Autre question centrale, qu’est-ce qu’un jugement de qualité ? Depuis quelques années, une vision managériale du droit émerge, mettant en avant une certaine efficience qui peut être définie comme « la rentabilité optimale des moyens investis » sans réellement se soucier du contenu. Cette vision du droit semble, comme le précise Benoît Frydman, professeur à l’ULB, s’imposer comme « un mode de normativité et de gouvernement des hommes. Certains estiment que quantifier permet d’évaluer et donc d’améliorer par la suite. Mais quantifier, c’est aussi prendre le risque d’une allégeance des juges au pouvoir des chiffres, au détriment de l’art de l’interprétation, de l’écoute des justiciables.
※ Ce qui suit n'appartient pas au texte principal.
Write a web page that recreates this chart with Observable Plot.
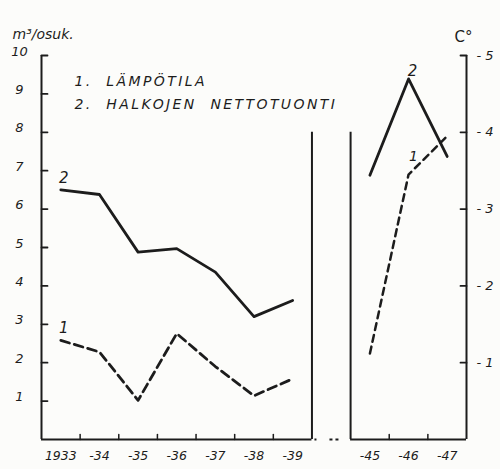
<!DOCTYPE html>
<html><head><meta charset="utf-8">
<script src="https://cdn.jsdelivr.net/npm/d3@7"></script>
<script src="https://cdn.jsdelivr.net/npm/@observablehq/plot@0.6"></script>
<style>
body{margin:0;background:#fcfcfa;}
#chart svg{display:block;}
</style>
</head><body><div id="chart"></div>
<script>
// Years shown on the broken time axis
const years = [1933, 1934, 1935, 1936, 1937, 1938, 1939, 1945, 1946, 1947];
const yearLabels = ["1933", "-34", "-35", "-36", "-37", "-38", "-39", "-45", "-46", "-47"];
// 2. Halkojen nettotuonti, m3 / asukas
const halkot = [6.50, 6.38, 4.88, 4.97, 4.36, 3.20, 3.62, 6.88, 9.39, 7.37];
// 1. Lämpötila, °C
const lampotila = [-1.29, -1.14, -0.51, -1.38, -0.95, -0.57, -0.79, -1.12, -3.45, -3.95];
// axis ticks
const m3Ticks = [1, 2, 3, 4, 5, 6, 7, 8, 9, 10];
const tempTicks = [-1, -2, -3, -4, -5];
const legendLines = ["1.  LÄMPÖTILA", "2.  HALKOJEN  NETTOTUONTI"];

// broken axis: one empty slot between 1939 and 1945
const slot = yr => yr <= 1939 ? yr - 1933 : yr - 1937;
const nSlots = slot(1947) + 1;
const gapStart = slot(1939) + 1, gapEnd = slot(1945);
// temperature axis is aligned so that 1 °C corresponds to 2 units on the m3 axis
const tY = t => -2 * t;

const rows = years.map((yr, i) => ({
  year: yr, label: yearLabels[i], pos: slot(yr) + 0.5,
  halkot: halkot[i], temp: lampotila[i], tempY: tY(lampotila[i]),
  period: yr <= 1939 ? "A" : "B"
}));
const A = rows.filter(d => d.period === "A");
const B = rows.filter(d => d.period === "B");
const boundaries = d3.range(1, nSlots).filter(b => b !== gapStart && b !== gapEnd);

const ink = "#1c1c1c";
const font = "'DejaVu Sans', sans-serif";
const tickShape = {draw(ctx, l) { ctx.moveTo(0, 0); ctx.lineTo(0, -l); }};

const chart = Plot.plot({
  width: 500, height: 469,
  marginLeft: 41, marginRight: 34, marginTop: 55, marginBottom: 30,
  style: {background: "transparent", fontFamily: font, color: ink},
  x: {type: "linear", domain: [0, nSlots], axis: null},
  y: {type: "linear", domain: [0, 10], axis: null},
  marks: [
    // frame lines
    Plot.ruleX([0], {y1: 0, y2: 10, stroke: ink, strokeWidth: 2}),
    Plot.ruleX([nSlots], {y1: 0, y2: 10, stroke: ink, strokeWidth: 2}),
    Plot.ruleX([gapStart, gapEnd], {y1: 0, y2: 8, stroke: ink, strokeWidth: 2}),
    Plot.ruleY([0], {x1: 0, x2: gapStart, stroke: ink, strokeWidth: 2}),
    Plot.ruleY([0], {x1: gapEnd, x2: nSlots, stroke: ink, strokeWidth: 2}),
    Plot.ruleY([0], {x1: gapStart, x2: gapEnd, stroke: ink, strokeWidth: 2, strokeDasharray: "2,13,3,3,3,40", dx: 3}),
    // tick marks
    Plot.vector(m3Ticks, {x: 0, y: d => d, length: 6, rotate: 90, anchor: "start", shape: tickShape, stroke: ink, strokeWidth: 1.8}),
    Plot.vector(tempTicks, {x: nSlots, y: d => tY(d), length: 6, rotate: -90, anchor: "start", shape: tickShape, stroke: ink, strokeWidth: 1.8}),
    Plot.vector(boundaries, {x: d => d, y: 0, length: 5, rotate: 0, anchor: "start", shape: tickShape, stroke: ink, strokeWidth: 1.5}),
    // tick labels
    Plot.text(m3Ticks, {x: 0, y: d => d, text: d => String(d), dx: -22, dy: -4, textAnchor: "middle", fontSize: 13, fontStyle: "italic", fill: ink}),
    Plot.text(tempTicks, {x: nSlots, y: d => tY(d), text: d => "- " + Math.abs(d), dx: 10, textAnchor: "start", fontSize: 13, fontStyle: "italic", fill: ink}),
    Plot.text(rows, {x: "pos", y: 0, text: "label", dy: 16, textAnchor: "middle", fontSize: 12.5, fontStyle: "italic", fill: ink}),
    // units
    Plot.text(["m³/osuk."], {frameAnchor: "top-left", dx: -29, dy: -26, textAnchor: "start", fontSize: 14, fontStyle: "italic", fill: ink, text: d => d}),
    Plot.text(["C°"], {frameAnchor: "top-right", dx: -3, dy: -24, textAnchor: "middle", fontSize: 15, fill: ink, text: d => d}),
    // legend
    Plot.text([legendLines[0]], {frameAnchor: "top-left", dx: 33, dy: 21, textAnchor: "start", fontSize: 14, fontStyle: "italic", fill: ink, text: d => d}),
    Plot.text([legendLines[1]], {frameAnchor: "top-left", dx: 33, dy: 44, textAnchor: "start", fontSize: 14, fontStyle: "italic", fill: ink, text: d => d}),
    // series
    Plot.line(A, {x: "pos", y: "halkot", stroke: ink, strokeWidth: 2.8}),
    Plot.line(B, {x: "pos", y: "halkot", stroke: ink, strokeWidth: 2.8}),
    Plot.line(A, {x: "pos", y: "tempY", stroke: ink, strokeWidth: 2.8, strokeDasharray: "9,5"}),
    Plot.line(B, {x: "pos", y: "tempY", stroke: ink, strokeWidth: 2.5, strokeDasharray: "7,5"}),
    // series labels
    Plot.text([A[0]], {x: "pos", y: "halkot", text: () => "2", dx: 3, dy: -12, fontSize: 15, fontStyle: "italic", fill: ink}),
    Plot.text([A[0]], {x: "pos", y: "tempY", text: () => "1", dx: 3, dy: -12, fontSize: 15, fontStyle: "italic", fill: ink}),
    Plot.text([B[1]], {x: "pos", y: "halkot", text: () => "2", dx: 4, dy: -8, fontSize: 15, fontStyle: "italic", fill: ink}),
    Plot.text([B[1]], {x: "pos", y: "tempY", text: () => "1", dx: 5, dy: -18, fontSize: 14, fontStyle: "italic", fill: ink})
  ]
});
// wide hand-lettered spacing for the legend lines
d3.select(chart).selectAll("text")
  .filter(function () { return legendLines.includes(this.textContent); })
  .style("letter-spacing", "2.4px");
document.getElementById("chart").append(chart);
</script>
</body></html>
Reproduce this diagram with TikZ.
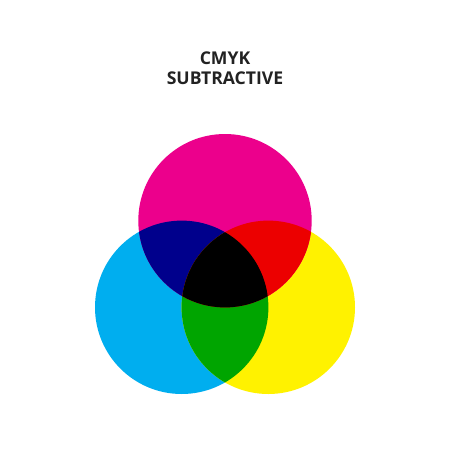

Ne pas négliger l’humanité

Les algorithmes et leur exploitation du big data permettent d’accéder à une perception plus complète de la jurisprudence et donc aident les juges à mettre en œuvre le principe fondamental de la sécurité juridique. Toutefois, comme le précise Hélène Cazaux-Charles, une mise en cohérence excessive tendant vers une « normalisation de la décision judiciaire par alignement sur une décision médiane » pourrait mener à des situations portant atteinte à « la liberté d’interpréter au cas par cas ». De plus, la non-transparence des algorithmes place les juges dans l’impossibilité de saisir la singularité des cas, les poussant ainsi à un mimétisme voire à un psittacisme5.

Un dernier risque doit être évoqué : l’effet moutonnier. Un.e juge, face à un logiciel lui affirmant que 95 % de ses collègues ont pris telle décision, résistera difficilement à la surdétermination. Cet effet risque également de renforcer un côté conservateur du droit alors que le domaine est en constante évolution.

Sans remettre en question la logique mathématique des algorithmes, il reste indispensable de les considérer comme des outils faillibles. Ils apportent des probabilités et non des vérités, et doivent rester critiquables en ce qui concerne leur validité. Enfin, l’utilisation de l’outil est elle-même difficilement neutre. S’il faut reconnaître que la justice « prédictive » promet des évolutions positives, les algorithmes ne doivent pas cacher les risques encourus pour l’office du juge et le respect des principes fondamentaux.


1 Valérie de Senneville, « Quand les algorithmes entrent dans les prétoires », dans Les Échos, 22 mars 2017.

2 Boris Barraud, « Le coup de data permanent : la loi des algorithmes », dans Revue des droits et libertés fondamentaux, 2017.

3 Dominique Cardon, « Le pouvoir des algorithmes », dans Pouvoirs, vol. 16 4, 2018.

4 Olivier Rey, Quand le monde s’est fait nombre, Paris, Stock, 2016.

5 Répétition mécanique sans compréhension du sens, NDLR.